Because it was on every channel, I caught a little of President Obama's press conference the other day. Unfortunately, I caught the part where Chuck Todd, apparently an economic illiterate, asked the president why he wanted to stimulate consumer spending when consumer spending got us into our economic fix in the first place. The president acknowledged that Americans' savings rate had been low but pointed out that the present crisis was not one in which we could be overly concerned about the savings rate. In my view, Todd's perspective would be analogous to denying a patient a transfusion because he had been careless with his blood in the past.
Demand fuels the economy. The stimulus is designed, in theory, to increase overall demand in the economy with government spending until indvidual consumer demand increases. Individuals are cutting back on spending because they are worried about their jobs, because their wealth in the form of real estate and other investments has diminished, or because they are jobless. The economy slows down, and thrift is imposed on us by our circumstances. The personal savings rate is way up, but this is not a good thing in the current context.
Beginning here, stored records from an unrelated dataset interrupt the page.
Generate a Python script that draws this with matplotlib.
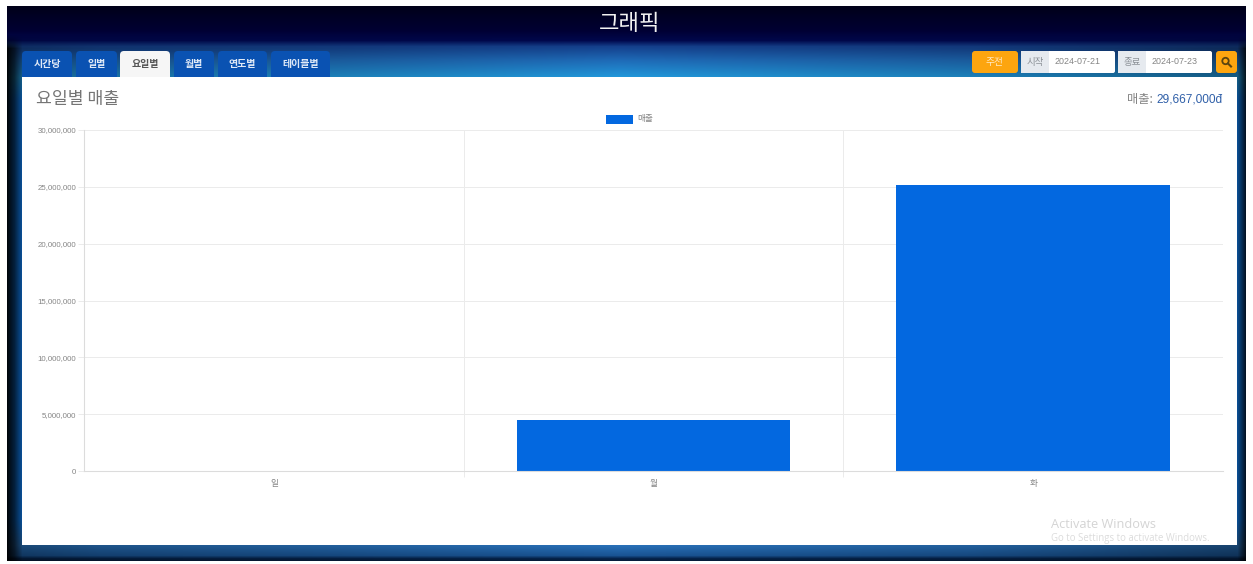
import matplotlib
matplotlib.use('Agg')
import matplotlib.pyplot as plt
import numpy as np
from matplotlib.patches import FancyBboxPatch, Rectangle

plt.rcParams['font.family'] = ['Noto Sans CJK KR', 'DejaVu Sans']

# Chart data:
days = ['일', '월', '화']
sales = [0, 4467000, 25200000]
y_ticks = [0, 5000000, 10000000, 15000000, 20000000, 25000000, 30000000]

# Page text:
tabs = ['시간당', '일별', '요일별', '월별', '연도별', '테이블별']
tab_left = [22, 76, 120, 174, 218, 271]
tab_right = [72, 117, 170, 214, 267, 330]
active_tab = 2

W, H = 1253, 564
BAR_BLUE = '#0368e0'
GRID = '#ebebeb'
TICK_TEXT = '#858585'

fig = plt.figure(figsize=(W / 100, H / 100), dpi=100, facecolor='white')

# Page layer, drawn in pixel coordinates:
bg = fig.add_axes([0, 0, 1, 1])
bg.set_xlim(0, W)
bg.set_ylim(H, 0)
bg.axis('off')

# Backdrop colours by pixel row, then dimmed towards the left and right edges
py = np.arange(6, 561)
px = np.arange(7, 1246)
rows = [6, 30, 40, 46, 60, 77, 100, 520, 545, 555, 558, 561]
red = np.interp(py, rows, [0, 0, 0, .08, .12, .13, .06, .06, .16, .1, .02, .02])
green = np.interp(py, rows, [0, 0, .03, .25, .42, .6, .5, .5, .44, .33, .14, .1])
blue = np.interp(py, rows, [.1, .2, .3, .55, .72, .86, .95, .95, .72, .58, .3, .2])
horiz = np.interp(px, [7, 14, 22, 100, 340, 620, 970, 1237, 1246], [.05, .25, .65, .75, .85, 1, .85, .6, .1])
# The side fade only starts below the dark title bar
fade = np.interp(py, [34, 48], [0, 1])
dim = 1 - np.outer(fade, 1 - horiz)
rgb = np.dstack([red[:, None] * dim, green[:, None] * dim, blue[:, None] * dim])
bg.imshow(rgb, extent=[7, 1246, 561, 6], aspect='auto', zorder=0)
bg.set_xlim(0, W)
bg.set_ylim(H, 0)

bg.text(630, 24, '그래픽', color='#f2f2f2', fontsize=16, ha='center', va='center', zorder=3)

# White panel:
bg.add_patch(Rectangle((22, 77), 1215, 468, facecolor='white', edgecolor='none', zorder=1))

# Tabs:
for i, name in enumerate(tabs):
	active = i == active_tab
	bg.add_patch(FancyBboxPatch((tab_left[i], 51), tab_right[i] - tab_left[i], 32,
		boxstyle='round,pad=0,rounding_size=4', facecolor='#f6f6f6' if active else '#0a52b2',
		edgecolor='none', zorder=0.9 if not active else 0.95))
	bg.text((tab_left[i] + tab_right[i]) / 2, 64, name, color='#555555' if active else '#dfe9f7',
		fontsize=7.2, fontweight='bold', ha='center', va='center', zorder=3)

# Date controls:
bg.add_patch(FancyBboxPatch((972, 51), 46, 22, boxstyle='round,pad=0,rounding_size=3',
	facecolor='#fda50f', edgecolor='none', zorder=2))
bg.text(995, 62, '주전', color='#ffe9c4', fontsize=7, ha='center', va='center', zorder=3)
for left, label, date in [(1021, '시작', '2024-07-21'), (1118, '종료', '2024-07-23')]:
	bg.add_patch(FancyBboxPatch((left, 51), 94, 22, boxstyle='round,pad=0,rounding_size=2',
		facecolor='white', edgecolor='none', zorder=2))
	bg.add_patch(Rectangle((left, 51), 28, 22, facecolor='#e6eaef', edgecolor='none', zorder=2.1))
	bg.text(left + 14, 62, label, color='#8a8f95', fontsize=6.8, ha='center', va='center', zorder=3)
	bg.text(left + 34, 62, date, color='#858585', fontsize=6.4, ha='left', va='center',
		family=['Liberation Sans'], zorder=3)
bg.add_patch(FancyBboxPatch((1216, 51), 21, 22, boxstyle='round,pad=0,rounding_size=3',
	facecolor='#fda50f', edgecolor='none', zorder=2))
# Search icon:
bg.add_patch(plt.Circle((1225.5, 61), 3.2, facecolor='none', edgecolor='#5a4410', linewidth=1.3, zorder=3))
bg.plot([1228, 1231], [63.5, 66.5], color='#5a4410', linewidth=1.5, zorder=3)

# Headings:
bg.text(36, 99, '요일별 매출', color='#757575', fontsize=12.4, ha='left', va='center', zorder=3)
bg.text(1153, 99, '매출:', color='#858585', fontsize=8.8, ha='right', va='center', zorder=3)
bg.text(1223, 99, '29,667,000đ', color='#2f5fa8', fontsize=8.6, ha='right', va='center',
	family=['Liberation Sans', 'DejaVu Sans'], zorder=3)

# Legend:
bg.add_patch(Rectangle((606, 115), 27, 9, facecolor=BAR_BLUE, edgecolor='none', zorder=3))
bg.text(637, 118.5, '매출', color=TICK_TEXT, fontsize=6.2, ha='left', va='center', zorder=3)

# Watermark:
bg.text(1051, 524, 'Activate Windows', color='#d4d4d4', fontsize=9.2, ha='left', va='center',
	family=['Open Sans', 'DejaVu Sans'], zorder=3)
bg.text(1051, 539, 'Go to Settings to activate Windows.', color='#dcdcdc', fontsize=6.9, ha='left', va='center',
	family=['Open Sans', 'DejaVu Sans'], zorder=3)

# Bar chart:
ax = fig.add_axes([84 / W, 1 - 471 / H, (1223 - 84) / W, (471 - 130) / H], facecolor='none')
ax.bar(range(len(days)), sales, width=0.72, color=BAR_BLUE, zorder=2)
ax.set_xlim(-0.5, 2.5)
ax.set_ylim(0, 30000000)
ax.set_yticks(y_ticks)
ax.set_yticklabels([f'{v:,}' for v in y_ticks], fontsize=5.7, color=TICK_TEXT, family=['Liberation Sans'])
ax.set_xticks([0, 1, 2])
ax.set_xticklabels(days, fontsize=6.2, color=TICK_TEXT)
ax.set_xticks([0.5, 1.5], minor=True)
ax.tick_params(axis='y', length=4, width=0.7, color=GRID, pad=1.5)
ax.tick_params(axis='x', which='major', length=0, pad=6)
ax.tick_params(axis='x', which='minor', length=4.5, width=0.7, color=GRID)
ax.grid(True, axis='y', color=GRID, linewidth=0.7, zorder=1)
ax.grid(True, axis='x', which='minor', color=GRID, linewidth=0.7, zorder=1)
for side in ['top', 'right']:
	ax.spines[side].set_visible(False)
for side in ['left', 'bottom']:
	ax.spines[side].set_color('#dcdcdc')
	ax.spines[side].set_linewidth(0.8)

fig.savefig('out.png', dpi=100)
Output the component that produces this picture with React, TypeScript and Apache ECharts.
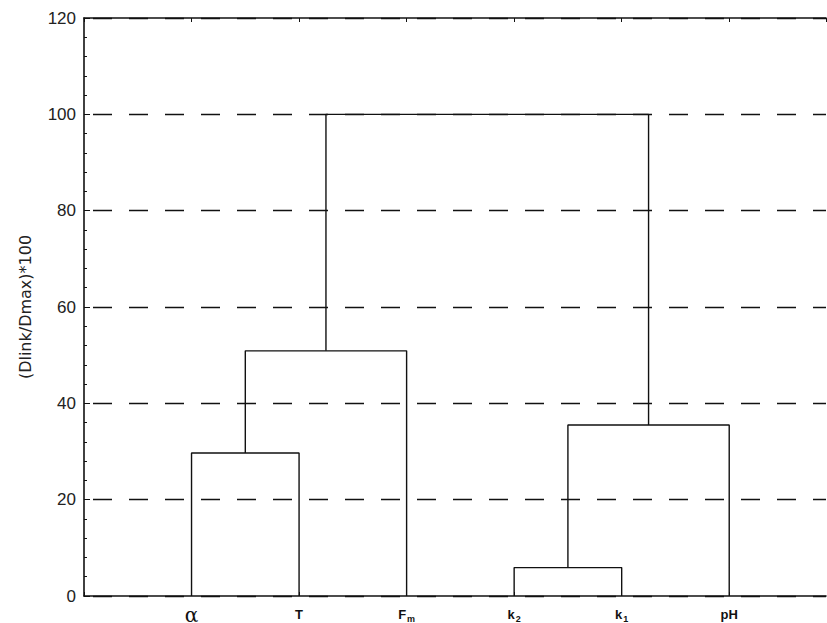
import React, { useEffect, useRef } from "react";
import * as echarts from "echarts";

// Leaves (order along the x axis)
const leafLabels = ["alpha", "T", "Fm", "k2", "k1", "pH"];
// Merges: node ids 0..5 are leaves, 6.. are clusters in merge order
const mergeLeft = [0, 6, 3, 8, 7];
const mergeRight = [1, 2, 4, 5, 9];
const mergeHeight = [29.7, 50.9, 5.9, 35.5, 100];
const yTicks = [0, 20, 40, 60, 80, 100, 120];

const labelFormat: Record<string, string> = {
  alpha: "{a|α}",
  T: "{b|T}",
  Fm: "{b|F}{s|m}",
  k2: "{b|k}{s|2}",
  k1: "{b|k}{s|1}",
  pH: "{b|pH}",
};

function buildLinks() {
  const nodeX: number[] = leafLabels.map((_, i) => i + 1);
  const nodeY: number[] = leafLabels.map(() => 0);
  const links: number[][][] = [];
  mergeLeft.forEach((l, i) => {
    const r = mergeRight[i];
    const h = mergeHeight[i];
    links.push([
      [nodeX[l], nodeY[l]],
      [nodeX[l], h],
      [nodeX[r], h],
      [nodeX[r], nodeY[r]],
    ]);
    nodeX.push((nodeX[l] + nodeX[r]) / 2);
    nodeY.push(h);
  });
  return links;
}

export default function App() {
  const ref = useRef<HTMLDivElement>(null);
  useEffect(() => {
    if (!ref.current) return;
    const chart = echarts.init(ref.current, null, { renderer: "svg" });
    const links = buildLinks();
    const axisColor = "#111";
    chart.setOption({
      animation: false,
      backgroundColor: "#fff",
      grid: { left: 84, right: 1, top: 18, bottom: 27, containLabel: false, outerBoundsMode: "none" },
      xAxis: [
        {
          type: "value",
          min: 0,
          max: 6.9,
          interval: 1,
          position: "bottom",
          axisLine: { show: true, lineStyle: { color: axisColor, width: 1.6 } },
          axisTick: { show: true, inside: true, length: 4, lineStyle: { color: axisColor } },
          splitLine: { show: false },
          axisLabel: {
            margin: 11,
            showMaxLabel: false,
            formatter: (v: number) => {
              const i = Math.round(v) - 1;
              if (Math.abs(v - Math.round(v)) > 1e-6 || i < 0 || i >= leafLabels.length) return "";
              return labelFormat[leafLabels[i]];
            },
            rich: {
              a: { fontFamily: "DejaVu Serif", fontSize: 20, lineHeight: 16, color: "#111", verticalAlign: "middle" },
              b: { fontFamily: "Liberation Sans", fontWeight: "bold", fontSize: 13, lineHeight: 14, color: "#111", verticalAlign: "bottom" },
              s: { fontFamily: "Liberation Sans", fontWeight: "bold", fontSize: 9, lineHeight: 14, color: "#111", verticalAlign: "bottom", padding: [0, 0, -2, 1] },
            },
          },
        },
        {
          type: "value",
          min: 0,
          max: 6.9,
          interval: 1,
          position: "top",
          axisLine: { show: true, lineStyle: { color: axisColor, width: 1.6 } },
          axisTick: { show: true, inside: true, length: 4, lineStyle: { color: axisColor } },
          axisLabel: { show: false },
          splitLine: { show: false },
          z: 10,
        },
      ],
      yAxis: {
        type: "value",
        min: 0,
        max: 120,
        interval: 20,
        name: "(Dlink/Dmax)*100",
        nameLocation: "middle",
        nameGap: 51,
        nameTextStyle: { fontFamily: "DejaVu Sans", fontSize: 16, color: "#222" },
        axisLine: { show: true, lineStyle: { color: axisColor, width: 1.6 } },
        axisTick: { show: true, inside: true, length: 6, lineStyle: { color: axisColor } },
        minorTick: { show: true, splitNumber: 5, length: 3, lineStyle: { color: axisColor } },
        axisLabel: {
          margin: 8,
          fontFamily: "Liberation Sans",
          fontSize: 17,
          color: "#222",
          formatter: (v: number) => (yTicks.includes(v) ? String(v) : ""),
        },
        splitLine: {
          show: true,
          lineStyle: { color: "#111", width: 1.3, type: [19, 17], dashOffset: 27 },
        },
      },
      series: links.map((pts) => ({
        type: "line",
        data: pts,
        showSymbol: false,
        symbol: "none",
        silent: true,
        lineStyle: { color: "#111", width: 1.4 },
        z: 5,
      })),
    });
    return () => chart.dispose();
  }, []);
  return (
    <div
      ref={ref}
      style={{ position: "fixed", left: 0, top: 0, width: 827, height: 623 }}
    />
  );
}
Why weren't Americans thriftier during the last twenty years? One reason, in my view, is that the income of workers did not keep up with inflation, so there was less left over after the bills were paid. Others who might have had more savings saw their wealth in the form of realty and stocks rise precipitously such that they did not feel the need to set as much aside. I don't really see the relatively low savings rate as some kind of moral failure on the part of the American people.